**Exercise aim**
Print exactly, please, the lines from the top of the entries below up to and including the line with "years = list(range(2000, 2021))", and nothing else; pictures are excluded.

- - - -

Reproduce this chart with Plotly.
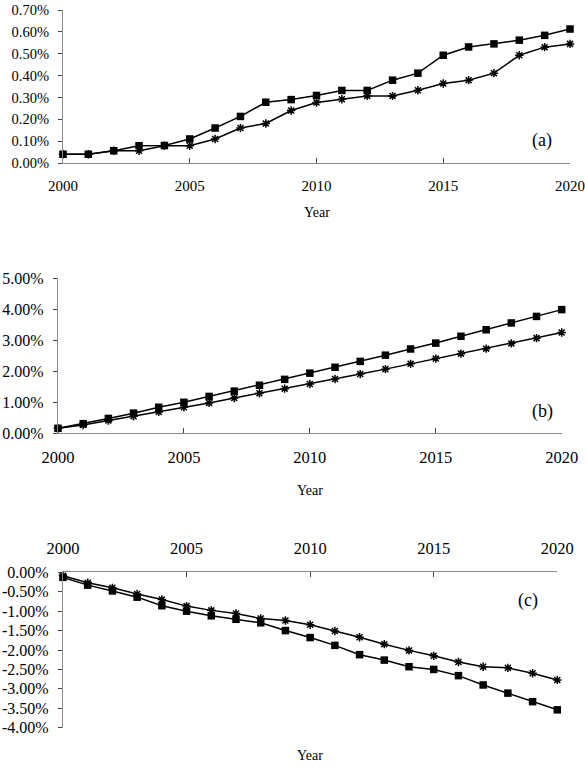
import plotly.graph_objects as go

years = list(range(2000, 2021))

a_square = [0.04, 0.04, 0.056, 0.079, 0.08, 0.11, 0.16, 0.213, 0.278, 0.29, 0.309,
            0.332, 0.332, 0.379, 0.411, 0.493, 0.531, 0.545, 0.562, 0.584, 0.613]
a_star = [0.04, 0.04, 0.056, 0.056, 0.079, 0.079, 0.11, 0.16, 0.181, 0.24, 0.277,
          0.292, 0.307, 0.307, 0.333, 0.364, 0.379, 0.411, 0.493, 0.53, 0.545]

b_square = [0.16, 0.31, 0.48, 0.65, 0.84, 1.0, 1.19, 1.36, 1.55, 1.74, 1.94,
            2.13, 2.32, 2.52, 2.72, 2.91, 3.13, 3.34, 3.56, 3.77, 3.99]
b_star = [0.16, 0.27, 0.41, 0.55, 0.69, 0.84, 0.98, 1.14, 1.29, 1.44, 1.59,
          1.75, 1.91, 2.07, 2.24, 2.41, 2.57, 2.73, 2.90, 3.07, 3.25]

c_square = [-0.13, -0.33, -0.48, -0.64, -0.86, -1.0, -1.12, -1.21, -1.30, -1.50, -1.68,
            -1.88, -2.12, -2.26, -2.43, -2.50, -2.66, -2.90, -3.11, -3.33, -3.54]
c_star = [-0.09, -0.27, -0.40, -0.56, -0.70, -0.87, -0.98, -1.06, -1.19, -1.24, -1.35,
          -1.51, -1.67, -1.85, -2.01, -2.15, -2.31, -2.43, -2.46, -2.60, -2.77]

a_ticks = [0.0, 0.1, 0.2, 0.3, 0.4, 0.5, 0.6, 0.7]
b_ticks = [0, 1, 2, 3, 4, 5]
c_ticks = [0, -0.5, -1, -1.5, -2, -2.5, -3, -3.5, -4]
x_ticks = [2000, 2005, 2010, 2015, 2020]

W, H = 585, 780
FONT = "Liberation Serif"
AXC = "#8a8a8a"


def px_x(p):
    return p / W


def px_y(p):
    return 1 - p / H


fig = go.Figure()

panels = [
    ("", "", a_square, a_star),
    ("2", "2", b_square, b_star),
    ("3", "3", c_square, c_star),
]
for xs, ys, sq, st in panels:
    fig.add_trace(go.Scatter(x=years, y=sq, xaxis="x" + xs, yaxis="y" + ys, mode="lines+markers",
                             line=dict(color="black", width=1.5),
                             marker=dict(symbol="square", size=7.5, color="black"),
                             cliponaxis=False, showlegend=False))
    fig.add_trace(go.Scatter(x=years, y=st, xaxis="x" + xs, yaxis="y" + ys, mode="lines+markers",
                             line=dict(color="black", width=1.5),
                             marker=dict(symbol="asterisk-open", size=7, color="black",
                                         line=dict(color="black", width=1.5)),
                             cliponaxis=False, showlegend=False))


def xaxis(domain, anchor, fs, side="bottom", standoff=9):
    return dict(domain=domain, anchor=anchor, range=[2000, 2020], tickvals=x_ticks,
                ticks="inside", ticklen=5, tickcolor="#444", side=side, automargin=False,
                showline=True, linecolor=AXC, linewidth=1.2, showgrid=False, zeroline=False,
                tickfont=dict(family=FONT, size=fs, color="black"), ticklabelstandoff=standoff)


def yaxis(domain, anchor, rng, vals, fs, standoff=6):
    return dict(domain=domain, anchor=anchor, range=rng, tickvals=vals,
                ticktext=["%.2f%%" % v for v in vals], automargin=False,
                ticks="outside", ticklen=4, tickcolor="#444",
                showline=True, linecolor=AXC, linewidth=1.2, showgrid=False, zeroline=False,
                tickfont=dict(family=FONT, size=fs, color="black"), ticklabelstandoff=standoff)


fig.update_layout(
    template="none",
    width=W, height=H, margin=dict(l=0, r=0, t=0, b=0, pad=0, autoexpand=False),
    paper_bgcolor="white", plot_bgcolor="white",
    xaxis=xaxis([px_x(63), px_x(570)], "y", 15),
    yaxis=yaxis([px_y(163), px_y(10)], "x", [0, 0.7], a_ticks, 14.5),
    xaxis2=xaxis([px_x(58), px_x(561.7)], "y2", 16.5),
    yaxis2=yaxis([px_y(433.3), px_y(278.3)], "x2", [0, 5], b_ticks, 16),
    xaxis3=xaxis([px_x(63), px_x(557.3)], "y3", 16.5, side="top", standoff=11),
    yaxis3=yaxis([px_y(727.7), px_y(572.3)], "x3", [-4, 0], c_ticks, 16),
)

annots = [
    ("Year", 317, 213, 14), ("Year", 310, 490, 14), ("Year", 310, 755, 14),
    ("(a)", 542, 140, 18), ("(b)", 542, 411, 18), ("(c)", 528, 600, 18),
]
for t, x, y, s in annots:
    fig.add_annotation(text=t, x=px_x(x), y=px_y(y), xref="paper", yref="paper",
                       showarrow=False, xanchor="center", yanchor="middle",
                       font=dict(family=FONT, size=s, color="black"))

fig.write_html("out.html")
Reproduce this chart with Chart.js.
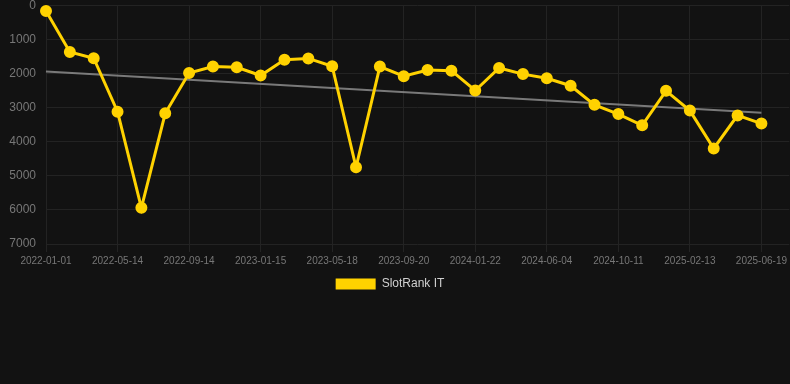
<!DOCTYPE html>
<html>
<head>
<meta charset="utf-8">
<script src="https://cdn.jsdelivr.net/npm/chart.js@4/dist/chart.umd.min.js"></script>
<style>
html,body{margin:0;padding:0;background:#121212;}
#wrap{position:relative;width:790px;height:302px;}
</style>
</head>
<body>
<div id="wrap"><canvas id="c"></canvas></div>
<script>
const dates = ['2022-01-01','2022-02-14','2022-03-30','2022-05-14','2022-06-23','2022-08-04','2022-09-14','2022-10-25','2022-12-05','2023-01-15','2023-02-25','2023-04-07','2023-05-18','2023-06-29','2023-08-09','2023-09-20','2023-10-31','2023-12-11','2024-01-22','2024-03-06','2024-04-20','2024-06-04','2024-07-17','2024-08-29','2024-10-11','2024-11-22','2025-01-02','2025-02-13','2025-03-27','2025-05-08','2025-06-19'];
const rankIT = [170,1370,1555,3120,5940,3170,1990,1800,1820,2060,1600,1560,1790,4750,1800,2080,1900,1920,2500,1840,2020,2140,2360,2920,3190,3520,2510,3090,4200,3230,3470];
const trendEnds = [1940,3150];
const yTicks = [0,1000,2000,3000,4000,5000,6000,7000];
const labelEvery = 3;

const FONT = "'Liberation Sans', Arial, sans-serif";
const mainData = rankIT.map((v,i)=>({x:i,y:v}));
const trendData = [{x:0,y:trendEnds[0]},{x:dates.length-1,y:trendEnds[1]}];

const shiftLegend = {
  id:'shiftLegend',
  afterLayout(chart){ if(chart.legend){ chart.legend.left -= 5; chart.legend.right -= 5; chart.legend.top -= 2; chart.legend.bottom -= 2; } }
};

new Chart(document.getElementById('c'),{
  type:'line',
  data:{datasets:[
    {label:'SlotRank IT',data:mainData,borderColor:'#FFD200',backgroundColor:'#FFD200',borderWidth:3,pointRadius:4.5,pointHoverRadius:5,pointBackgroundColor:'#FFD200',pointBorderColor:'#FFD200',tension:0,order:1,clip:false},
    {label:'trend',data:trendData,borderColor:'rgba(140,140,140,0.85)',borderWidth:2,pointRadius:0,tension:0,order:2,clip:false}
  ]},
  plugins:[shiftLegend],
  options:{
    responsive:true,maintainAspectRatio:false,animation:false,
    layout:{autoPadding:false,padding:{left:0,right:0,top:0,bottom:0}},
    plugins:{
      legend:{position:'bottom',labels:{color:'#d0d0d0',font:{family:FONT,size:12},boxWidth:40,boxHeight:11,
        filter:(it)=>it.text!=='trend',
        generateLabels:(chart)=>Chart.defaults.plugins.legend.labels.generateLabels(chart).map(l=>Object.assign(l,{lineWidth:0}))}},
      tooltip:{enabled:false}
    },
    scales:{
      x:{type:'linear',min:0,max:31.17,
        afterBuildTicks:(ax)=>{ax.ticks=dates.map((d,i)=>i).filter(i=>i%labelEvery===0).map(v=>({value:v}));},
        ticks:{color:'#777',font:{family:FONT,size:10},maxRotation:0,autoSkip:false,padding:3,callback:(v)=>dates[v]||''},
        grid:{color:'#232323',tickLength:8},border:{display:false}
      },
      y:{reverse:true,min:0,max:7000,
        afterBuildTicks:(ax)=>{ax.ticks=yTicks.map(v=>({value:v}));},
        afterFit:(ax)=>{ax.width=46;},
        ticks:{color:'#777',font:{family:FONT,size:12,lineHeight:0.7},padding:1,callback:(v)=>String(v)},
        grid:{color:'#232323',drawTicks:true,tickLength:9,tickColor:'rgba(0,0,0,0)'},border:{display:false}
      }
    }
  }
});
</script>
</body>
</html>
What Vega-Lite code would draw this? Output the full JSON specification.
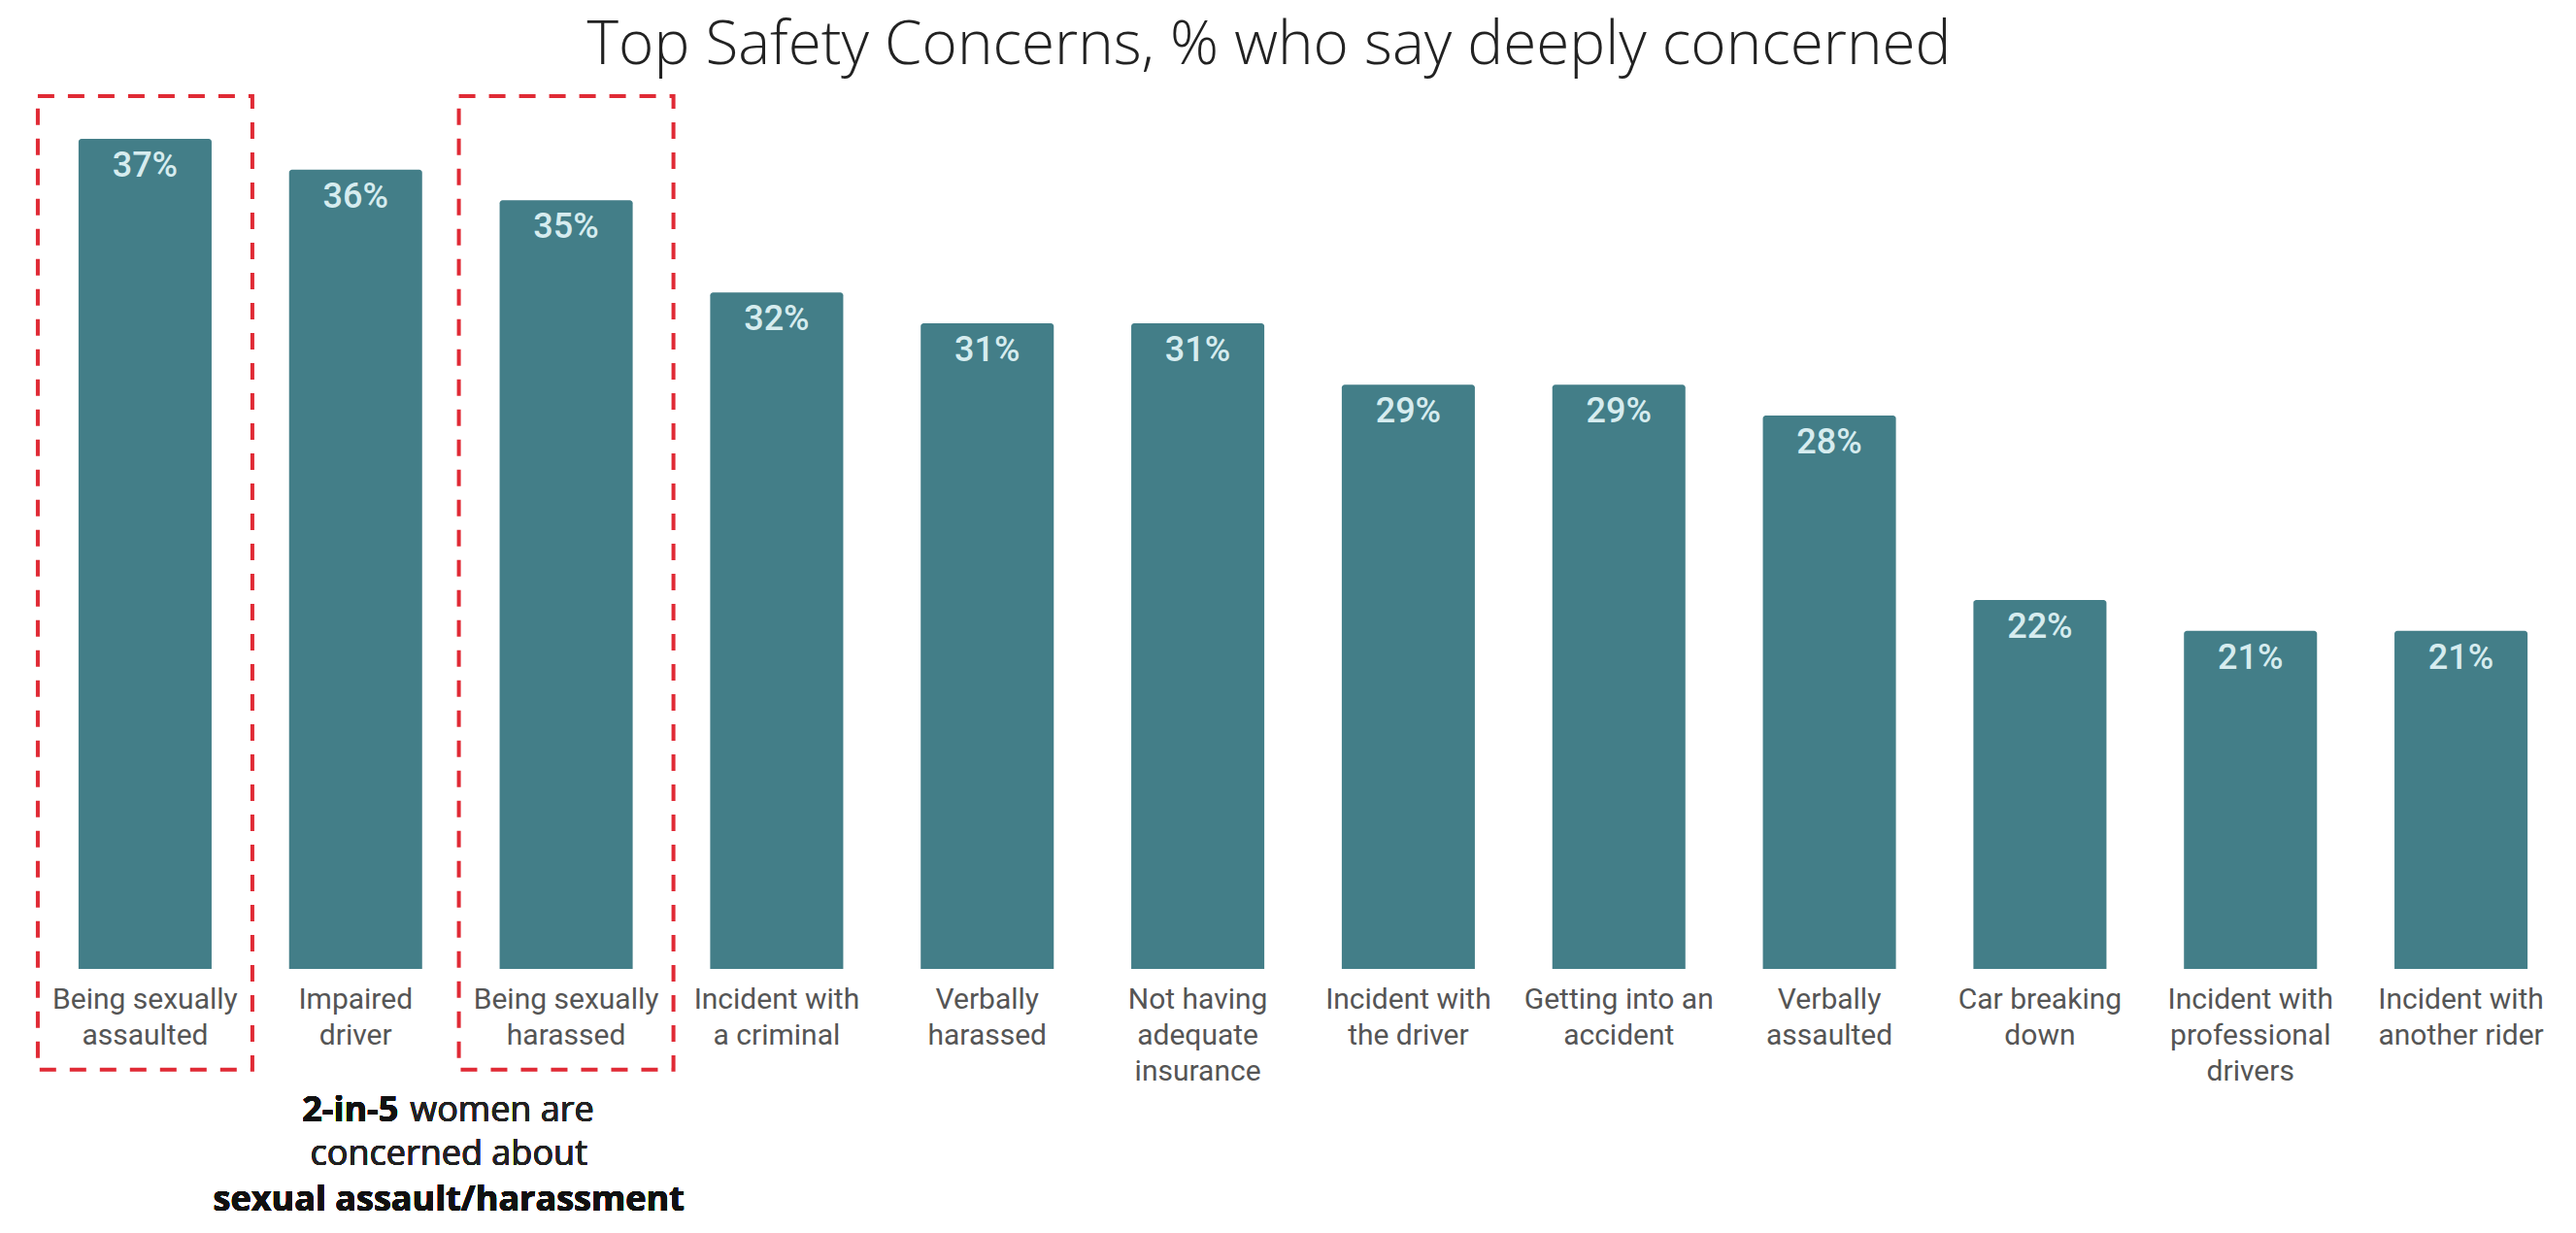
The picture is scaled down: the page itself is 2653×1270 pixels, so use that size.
{
  "$schema": "https://vega.github.io/schema/vega-lite/v6.json",
  "autosize": {"type": "none"},
  "width": 2602,
  "height": 855,
  "padding": {"left": 41, "top": 143, "right": 10, "bottom": 272},
  "background": "white",
  "config": {"view": {"stroke": null}},
  "title": {
    "text": "Top Safety Concerns, % who say deeply concerned",
    "anchor": "middle",
    "baseline": "alphabetic",
    "offset": -31,
    "dx": -35,
    "font": "Open Sans",
    "fontSize": 62,
    "fontWeight": 300,
    "color": "#222222"
  },
  "data": {
    "values": [
      {"concern": "Being sexually assaulted", "pct": 0.37},
      {"concern": "Impaired driver", "pct": 0.36},
      {"concern": "Being sexually harassed", "pct": 0.35},
      {"concern": "Incident with a criminal", "pct": 0.32},
      {"concern": "Verbally harassed", "pct": 0.31},
      {"concern": "Not having adequate insurance", "pct": 0.31},
      {"concern": "Incident with the driver", "pct": 0.29},
      {"concern": "Getting into an accident", "pct": 0.29},
      {"concern": "Verbally assaulted", "pct": 0.28},
      {"concern": "Car breaking down", "pct": 0.22},
      {"concern": "Incident with professional drivers", "pct": 0.21},
      {"concern": "Incident with another rider", "pct": 0.21}
    ]
  },
  "encoding": {
    "x": {
      "field": "concern",
      "type": "nominal",
      "sort": null,
      "scale": {"paddingInner": 0.368, "paddingOuter": 0.184},
      "axis": {
        "title": null,
        "labelAngle": 0,
        "domain": false,
        "ticks": false,
        "labelFont": "Roboto",
        "labelFontSize": 30,
        "labelColor": "#555555",
        "labelLineHeight": 37,
        "labelPadding": 16,
        "labelBaseline": "top",
        "labelLimit": 0,
        "labelOverlap": false,
        "labelExpr": "split(replace(replace(replace(datum.label, /^(Being sexually|Incident with|Not having|Getting into an|Car breaking|Verbally|Impaired) /, '$1|'), 'adequate ', 'adequate|'), 'professional ', 'professional|'), '|')"
      }
    }
  },
  "layer": [
    {
      "mark": {"type": "bar", "color": "#437e88", "cornerRadiusTopLeft": 3, "cornerRadiusTopRight": 3},
      "encoding": {
        "y": {"field": "pct", "type": "quantitative", "scale": {"domain": [0.1, 0.37], "zero": false, "nice": false}, "axis": null},
        "y2": {"datum": 0.1}
      }
    },
    {
      "mark": {"type": "text", "color": "#d6ecef", "font": "Roboto", "fontSize": 36, "fontWeight": 500, "baseline": "alphabetic", "dy": 39},
      "encoding": {
        "y": {"field": "pct", "type": "quantitative"},
        "text": {"field": "pct", "type": "quantitative", "format": ".0%"}
      }
    },
    {
      "transform": [{"filter": {"field": "concern", "oneOf": ["Being sexually assaulted", "Being sexually harassed"]}}],
      "mark": {"type": "bar", "filled": false, "fill": null, "stroke": "#e02a35", "strokeWidth": 4, "strokeDash": [17, 14], "width": 221},
      "encoding": {
        "y": {"datum": 0.3839},
        "y2": {"datum": 0.0672}
      }
    },
    {
      "mark": {"type": "text", "font": "Open Sans", "fontSize": 36, "fontWeight": "bold", "color": "#111111", "align": "right", "baseline": "alphabetic", "dx": 44},
      "encoding": {"x": {"datum": "Impaired driver"}, "y": {"datum": 0.0504}, "text": {"value": "2-in-5"}}
    },
    {
      "mark": {"type": "text", "font": "Open Sans", "fontSize": 36, "color": "#222222", "align": "left", "baseline": "alphabetic", "dx": 56},
      "encoding": {"x": {"datum": "Impaired driver"}, "y": {"datum": 0.0504}, "text": {"value": "women are"}}
    },
    {
      "mark": {"type": "text", "font": "Open Sans", "fontSize": 36, "color": "#222222", "align": "center", "baseline": "alphabetic", "dx": 96},
      "encoding": {"x": {"datum": "Impaired driver"}, "y": {"datum": 0.0362}, "text": {"value": "concerned about"}}
    },
    {
      "mark": {"type": "text", "font": "Open Sans", "fontSize": 36, "fontWeight": "bold", "color": "#111111", "align": "center", "baseline": "alphabetic", "dx": 96},
      "encoding": {"x": {"datum": "Impaired driver"}, "y": {"datum": 0.0214}, "text": {"value": "sexual assault/harassment"}}
    }
  ]
}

- - - -

**Written answer**
Reproduce this chart with Plotly.
import plotly.graph_objects as go

years = list(range(2000, 2021))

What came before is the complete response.